One thing to pay attention to, if you start doing this every few days, is that the stock is not only going to get intensely flavorful but also extremely gelatinous. Once it's pretty firm and rubbery when cold, taste it straight at a gentle simmering temperature. Note the feeling in your mouth. If it is gummy, the stuff is too gelatinous and needs to be diluted before using as a sauce, but it should be fine as a poaching liquid. If it is so gummy that it's noticeably thick when hot, you may want to very gently simmer it in a small saucepan, stirring often and paying close attention, until the bubbles change shape and it looks like you're cooking dark maple syrup. That's now very close to glace de viande, and it should be poured into a flexible heatproof container, left to cool, and then chilled in the fridge. Turn it out -- it'll be hard, like rubber -- and cut it in coarse cubes, then put these in an OPEN container in the fridge and ignore them for a few days while they lose their last traces of water. Use a cube or two in any soup, stock, sauce, poaching liquid, etc. And then start over with your poaching liquid process.

By the way, if you're cooking salted things in this, it may at some point become unpleasantly salty and you'll have to dilute it. I suggest that you don't salt anything until AFTER it has been poached.
post #9 of 10
Thread Starter 
Great, thanks for all the tips. My cooling system is simply to fill a sink with water, throw a bunch of ice cubes, and float the stock pot in that. Steer the stock, steer the ice water, etc.... within about 15mn the stock is colder than room temperature, and at that point I cover it and place in the fridge for 24 hours - then I have a solid whitish fat layer at the top that's pretty easy to remove.

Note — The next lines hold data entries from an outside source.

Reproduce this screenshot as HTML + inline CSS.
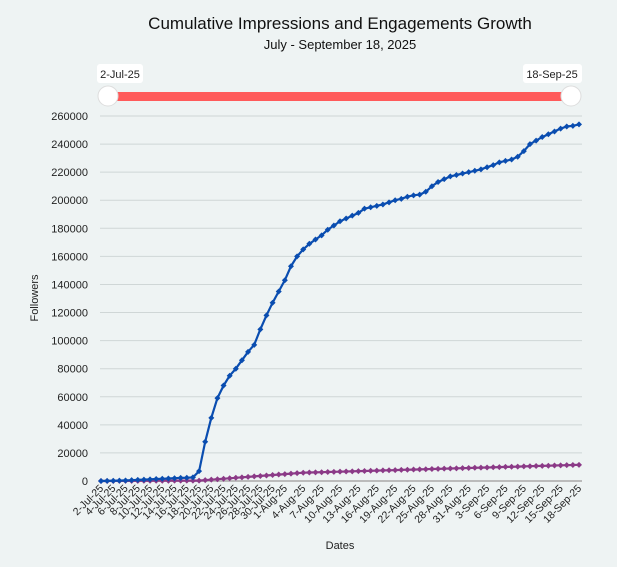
<!DOCTYPE html>
<html><head><meta charset="utf-8"><style>
body{margin:0;background:#eef3f3;font-family:"Liberation Sans",sans-serif;}
svg{display:block}
</style></head><body>
<svg id="s" width="617" height="567" xmlns="http://www.w3.org/2000/svg">
<rect width="617" height="567" fill="#eef3f3"/>
<text x="340" y="29" font-size="17" text-anchor="middle" fill="#111">Cumulative Impressions and Engagements Growth</text>
<text x="340" y="49" font-size="13" text-anchor="middle" fill="#111">July - September 18, 2025</text>
<rect x="97" y="64" width="46" height="19" rx="3" fill="#fff"/>
<text x="120" y="78" font-size="11" text-anchor="middle" fill="#222">2-Jul-25</text>
<rect x="523" y="64" width="59" height="19" rx="3" fill="#fff"/>
<text x="552" y="78" font-size="11" text-anchor="middle" fill="#222">18-Sep-25</text>
<rect x="108" y="92" width="462" height="9" fill="#ff5a5a"/>
<circle cx="108" cy="96" r="10" fill="#fff" stroke="#ddd"/>
<circle cx="571" cy="96" r="10" fill="#fff" stroke="#ddd"/>
<g id="g"></g>
<text x="340" y="549" font-size="11" text-anchor="middle" fill="#222">Dates</text>
<text transform="translate(38,298) rotate(-90)" font-size="11" text-anchor="middle" fill="#222">Followers</text>
</svg>
<script>
var g=document.getElementById('g'),h='';
var X0=101,X1=579,Y0=481,PY=365/260000;
function y(v){return Y0-v*PY}
function x(i){return X0+i*(X1-X0)/78}
for(var v=0;v<=260000;v+=20000){var yy=y(v);
h+='<line x1="100" x2="582" y1="'+yy+'" y2="'+yy+'" stroke="'+(v?'#cfd6d6':'#bbb')+'" stroke-width="'+(v?1:2)+'"/>';
h+='<text x="88" y="'+(yy+4)+'" font-size="11" text-anchor="end" fill="#222">'+v+'</text>';}
var B=[0,100,200,300,400,600,800,1000,1200,1400,1600,1800,2000,2200,2300,2600,7000,28000,45000,59000,68000,75000,80000,86000,92000,97000,108000,118000,127000,135000,143000,153000,160000,165000,169000,172000,175000,179000,182000,185000,187000,189000,191000,194000,195000,196000,197000,198500,200000,201000,202500,203500,204000,206000,210000,213000,215000,217000,218000,219000,220000,221000,222000,223500,225000,227000,228000,229000,231000,235000,240000,242500,245000,247000,249000,251000,252500,253000,254000];
var P=[];for(var i=0;i<79;i++){var v;if(i<16)v=i*20;else if(i<33)v=300+(i-16)*330;else v=5900+(i-33)*125;P.push(v)}
function line(d,c){var pts=d.map(function(v,i){return x(i).toFixed(1)+','+y(v).toFixed(1)}).join(' ');
h+='<polyline points="'+pts+'" fill="none" stroke="'+c+'" stroke-width="2.2"/>';
d.forEach(function(v,i){var a=x(i),b=y(v);h+='<path d="M'+(a-3)+' '+b+'L'+a+' '+(b-3)+'L'+(a+3)+' '+b+'L'+a+' '+(b+3)+'Z" fill="'+c+'"/>'});}
line(P,'#8b3a87');line(B,'#0a4db0');
var M=['Jul','Aug','Sep'];
function lab(i,t){var a=x(i);h+='<text transform="translate('+(a+3)+',489) rotate(-45)" font-size="10.5" text-anchor="end" fill="#222">'+t+'</text>';}
for(var d=2;d<=30;d+=2)lab(d-2,d+'-Jul-25');
for(var d=1;d<=31;d+=3)lab(29+d,d+'-Aug-25');
for(var d=3;d<=18;d+=3)lab(60+d,d+'-Sep-25');
g.innerHTML=h;
</script>
</body></html>
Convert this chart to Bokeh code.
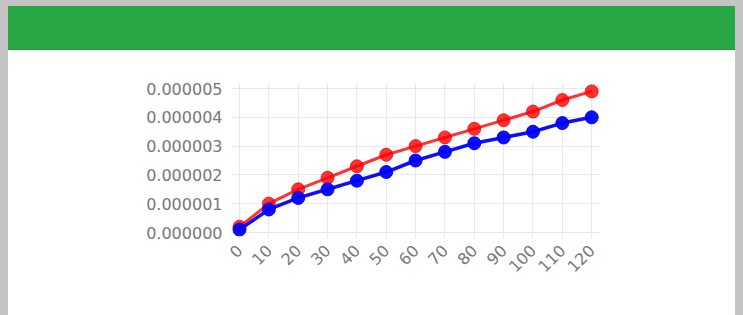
import math
from bokeh.plotting import figure
from bokeh.models import Range1d, FixedTicker, PrintfTickFormatter, Title
from bokeh.embed import file_html
from bokeh.resources import INLINE

# ---- data ----
title_text = "Vacuum pressure vs Time"
time_s = [0, 10, 20, 30, 40, 50, 60, 70, 80, 90, 100, 110, 120]
pressure_red = [0.2e-6, 1.0e-6, 1.5e-6, 1.9e-6, 2.3e-6, 2.7e-6, 3.0e-6,
                3.3e-6, 3.6e-6, 3.9e-6, 4.2e-6, 4.6e-6, 4.9e-6]
pressure_blue = [0.1e-6, 0.8e-6, 1.2e-6, 1.5e-6, 1.8e-6, 2.1e-6, 2.5e-6,
                 2.8e-6, 3.1e-6, 3.3e-6, 3.5e-6, 3.8e-6, 4.0e-6]
x_ticks = [0, 10, 20, 30, 40, 50, 60, 70, 80, 90, 100, 110, 120]
y_ticks = [0, 1e-6, 2e-6, 3e-6, 4e-6, 5e-6]

GREEN = "#28a745"
GRID = "#e8e8e8"
LABEL = "#777777"
PAGE_GRAY = "#c4c4c4"

# ---- layout geometry (canvas pixels) ----
W, H = 743, 315
FL, FR, FT, FB = 231, 600, 83, 236          # frame edges
X0_PX, Y0_PX = 239, 232                     # pixel of x=0 / y=0
KX = 361 / 123                              # px per x unit
KY = 28.8 / 1e-6                            # px per y unit

x_start = (FL - X0_PX) / KX
x_end = (FR - X0_PX) / KX
y_start = (Y0_PX - FB) / KY
y_end = (Y0_PX - FT) / KY

card_bg = ("linear-gradient(#23943d,#23943d) 8px 49px / 727px 1px no-repeat, "
           "linear-gradient(%s,%s) 8px 6px / 727px 44px no-repeat, "
           "linear-gradient(#ffffff,#ffffff) 8px 50px / 727px 265px no-repeat, %s"
           % (GREEN, GREEN, PAGE_GRAY))

p = figure(title=None, frame_width=FR - FL, frame_height=FB - FT,
           min_border_left=FL, min_border_right=W - FR,
           min_border_top=FT, min_border_bottom=H - FB,
           x_range=Range1d(x_start, x_end), y_range=Range1d(y_start, y_end),
           toolbar_location=None, output_backend="svg",
           styles={"background": card_bg})
p.outline_line_color = None
p.background_fill_color = "white"
p.border_fill_color = None

# header: the real title (outermost), then an invisible spacer title next to the frame
p.add_layout(Title(text=title_text, align="left", offset=28 - FL, standoff=0,
                   text_color="white", text_font="Liberation Sans",
                   text_font_size="16px", text_font_style="normal"), "above")
p.add_layout(Title(text=" ", standoff=25, text_font="Liberation Sans",
                   text_font_size="16px", text_color="white", text_alpha=0.0), "above")

# axes
p.xaxis.ticker = FixedTicker(ticks=x_ticks)
p.yaxis.ticker = FixedTicker(ticks=y_ticks)
p.yaxis.formatter = PrintfTickFormatter(format="%.6f")
p.xaxis.major_label_orientation = math.pi / 4

for ax in (p.xaxis, p.yaxis):
    ax.axis_line_color = None
    ax.major_tick_line_color = GRID
    ax.minor_tick_line_color = None
    ax.major_tick_in = 0
    ax.major_label_text_font = "DejaVu Sans"
    ax.major_label_text_font_size = "16px"
    ax.major_label_text_color = LABEL
p.yaxis.major_tick_out = 0
p.yaxis.major_label_standoff = 9
p.xaxis.major_tick_out = 2
p.xaxis.major_label_standoff = 9

p.grid.grid_line_color = GRID
p.grid.grid_line_width = 1

p.line(time_s, pressure_red, line_color="#ff0000", line_alpha=0.8, line_width=3)
p.scatter(time_s, pressure_red, size=13, fill_color="#ff0000", fill_alpha=0.8,
          line_color="#ff0000", line_alpha=0.8)
p.line(time_s, pressure_blue, line_color="#0000ff", line_alpha=0.95, line_width=3.5)
p.scatter(time_s, pressure_blue, size=13, fill_color="#0000ff", fill_alpha=0.95,
          line_color="#0000ff", line_alpha=0.95)

open("out.html", "w").write(file_html(p, INLINE))
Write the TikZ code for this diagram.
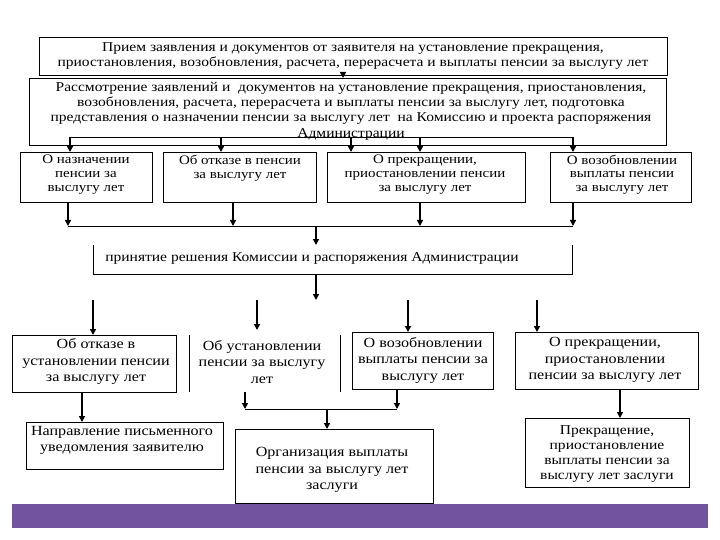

Then I pour whatever stock I'm not using that night or the next in containers, and freeze.

I've never made glace, I really want to try - maybe when I do a veal stock (all I've done so far is chicken stock).
post #10 of 10
That cooling system is just fine. If you get it cool that fast, you're all set.

As far as making glace de viande, the thing is that if you avoid salt here, you're really making a kind of classical coulis, from back in the early 19th century. It's just that instead of doing it efficiently and taking all the good stuff out of the meat in each round, you're doing it inefficiently and only extracting some good stuff. Of course, your method leaves you meat that's worth eating, which the other way basically doesn't. In the old system, it took four very concentrated cookings to produce coulis, a thick sauce that is the prototype of demi-glace; your way will take weeks of doing it every few days, but again, you'll get meals out of it.

The reason I mention this is that once your liquid has gone past sauce thickness --- thus the gumminess test --- you are past half-glaze (demi-glace) and toward full-on glaze (glace de viande). You may not have the intensity of flavor that would come from using roasted meats, but because you're using meat instead of bone to make this it will be much better than most restaurants ever produce. Having gotten that far, just start reducing it in a small slope-sided saucepan, and you'll have glace de viande.

Warning: it can scorch very quickly, because there is very, very little water in it. Once it's starting to thicken well, do not leave it unattended for a moment. Pay close attention! Just keep it moving gently, simmering gently, scraping the stuff down the sides with a spatula or something, and wait until it gets maple-syrup thick.